Required task:
Quote every line of the material beneath this one.

Source material:
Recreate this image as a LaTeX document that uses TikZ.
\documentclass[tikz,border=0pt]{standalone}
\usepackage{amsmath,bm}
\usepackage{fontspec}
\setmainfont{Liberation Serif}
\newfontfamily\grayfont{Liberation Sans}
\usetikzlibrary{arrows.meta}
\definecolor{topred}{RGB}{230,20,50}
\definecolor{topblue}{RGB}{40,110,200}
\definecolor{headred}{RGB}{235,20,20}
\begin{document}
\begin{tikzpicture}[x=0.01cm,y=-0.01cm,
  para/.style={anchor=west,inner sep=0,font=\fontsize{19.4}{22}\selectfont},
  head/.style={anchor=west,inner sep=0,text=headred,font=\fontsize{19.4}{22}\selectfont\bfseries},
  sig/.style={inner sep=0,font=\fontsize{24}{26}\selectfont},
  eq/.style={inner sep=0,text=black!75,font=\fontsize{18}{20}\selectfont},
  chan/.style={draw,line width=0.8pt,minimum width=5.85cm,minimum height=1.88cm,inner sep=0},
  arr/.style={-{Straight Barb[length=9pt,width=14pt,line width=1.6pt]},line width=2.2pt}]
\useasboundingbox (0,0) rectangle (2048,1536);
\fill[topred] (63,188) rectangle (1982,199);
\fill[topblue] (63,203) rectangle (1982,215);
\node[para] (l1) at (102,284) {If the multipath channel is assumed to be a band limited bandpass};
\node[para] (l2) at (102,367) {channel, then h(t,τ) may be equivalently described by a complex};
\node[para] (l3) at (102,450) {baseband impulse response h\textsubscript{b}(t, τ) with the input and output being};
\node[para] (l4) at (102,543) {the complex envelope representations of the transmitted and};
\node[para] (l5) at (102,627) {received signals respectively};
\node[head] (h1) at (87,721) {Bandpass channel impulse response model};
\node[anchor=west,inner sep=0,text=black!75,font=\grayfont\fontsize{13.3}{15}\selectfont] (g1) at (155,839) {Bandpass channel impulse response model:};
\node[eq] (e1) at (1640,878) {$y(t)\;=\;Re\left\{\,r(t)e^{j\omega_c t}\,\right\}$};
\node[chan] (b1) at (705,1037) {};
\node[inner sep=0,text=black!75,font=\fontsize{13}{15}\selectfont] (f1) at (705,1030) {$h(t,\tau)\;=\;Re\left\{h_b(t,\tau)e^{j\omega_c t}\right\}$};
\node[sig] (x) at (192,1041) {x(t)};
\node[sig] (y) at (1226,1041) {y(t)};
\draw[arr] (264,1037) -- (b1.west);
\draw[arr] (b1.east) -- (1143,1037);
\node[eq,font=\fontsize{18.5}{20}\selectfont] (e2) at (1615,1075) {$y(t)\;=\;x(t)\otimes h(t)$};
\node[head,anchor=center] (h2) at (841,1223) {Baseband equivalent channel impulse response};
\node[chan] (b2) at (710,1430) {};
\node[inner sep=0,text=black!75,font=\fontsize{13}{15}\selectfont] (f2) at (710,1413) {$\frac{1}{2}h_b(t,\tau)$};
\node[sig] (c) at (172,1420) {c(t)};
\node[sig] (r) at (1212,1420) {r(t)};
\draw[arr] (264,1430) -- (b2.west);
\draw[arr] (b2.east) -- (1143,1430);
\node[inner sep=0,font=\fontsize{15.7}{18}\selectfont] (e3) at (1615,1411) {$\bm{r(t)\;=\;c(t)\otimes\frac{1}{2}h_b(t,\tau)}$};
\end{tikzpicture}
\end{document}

The reply:
Recreate this image as a LaTeX document that uses TikZ.
\documentclass[tikz,border=0pt]{standalone}
\usepackage{amsmath,bm}
\usepackage{fontspec}
\setmainfont{Liberation Serif}
\newfontfamily\grayfont{Liberation Sans}
\usetikzlibrary{arrows.meta}
\definecolor{topred}{RGB}{230,20,50}
\definecolor{topblue}{RGB}{40,110,200}
\definecolor{headred}{RGB}{235,20,20}
\begin{document}
\begin{tikzpicture}[x=0.01cm,y=-0.01cm,
  para/.style={anchor=west,inner sep=0,font=\fontsize{19.4}{22}\selectfont},
  head/.style={anchor=west,inner sep=0,text=headred,font=\fontsize{19.4}{22}\selectfont\bfseries},
  sig/.style={inner sep=0,font=\fontsize{24}{26}\selectfont},
  eq/.style={inner sep=0,text=black!75,font=\fontsize{18}{20}\selectfont},
  chan/.style={draw,line width=0.8pt,minimum width=5.85cm,minimum height=1.88cm,inner sep=0},
  arr/.style={-{Straight Barb[length=9pt,width=14pt,line width=1.6pt]},line width=2.2pt}]
\useasboundingbox (0,0) rectangle (2048,1536);
\fill[topred] (63,188) rectangle (1982,199);
\fill[topblue] (63,203) rectangle (1982,215);
\node[para] (l1) at (102,284) {If the multipath channel is assumed to be a band limited bandpass};
\node[para] (l2) at (102,367) {channel, then h(t,τ) may be equivalently described by a complex};
\node[para] (l3) at (102,450) {baseband impulse response h\textsubscript{b}(t, τ) with the input and output being};
\node[para] (l4) at (102,543) {the complex envelope representations of the transmitted and};
\node[para] (l5) at (102,627) {received signals respectively};
\node[head] (h1) at (87,721) {Bandpass channel impulse response model};
\node[anchor=west,inner sep=0,text=black!75,font=\grayfont\fontsize{13.3}{15}\selectfont] (g1) at (155,839) {Bandpass channel impulse response model:};
\node[eq] (e1) at (1640,878) {$y(t)\;=\;Re\left\{\,r(t)e^{j\omega_c t}\,\right\}$};
\node[chan] (b1) at (705,1037) {};
\node[inner sep=0,text=black!75,font=\fontsize{13}{15}\selectfont] (f1) at (705,1030) {$h(t,\tau)\;=\;Re\left\{h_b(t,\tau)e^{j\omega_c t}\right\}$};
\node[sig] (x) at (192,1041) {x(t)};
\node[sig] (y) at (1226,1041) {y(t)};
\draw[arr] (264,1037) -- (b1.west);
\draw[arr] (b1.east) -- (1143,1037);
\node[eq,font=\fontsize{18.5}{20}\selectfont] (e2) at (1615,1075) {$y(t)\;=\;x(t)\otimes h(t)$};
\node[head,anchor=center] (h2) at (841,1223) {Baseband equivalent channel impulse response};
\node[chan] (b2) at (710,1430) {};
\node[inner sep=0,text=black!75,font=\fontsize{13}{15}\selectfont] (f2) at (710,1413) {$\frac{1}{2}h_b(t,\tau)$};
\node[sig] (c) at (172,1420) {c(t)};
\node[sig] (r) at (1212,1420) {r(t)};
\draw[arr] (264,1430) -- (b2.west);
\draw[arr] (b2.east) -- (1143,1430);
\node[inner sep=0,font=\fontsize{15.7}{18}\selectfont] (e3) at (1615,1411) {$\bm{r(t)\;=\;c(t)\otimes\frac{1}{2}h_b(t,\tau)}$};
\end{tikzpicture}
\end{document}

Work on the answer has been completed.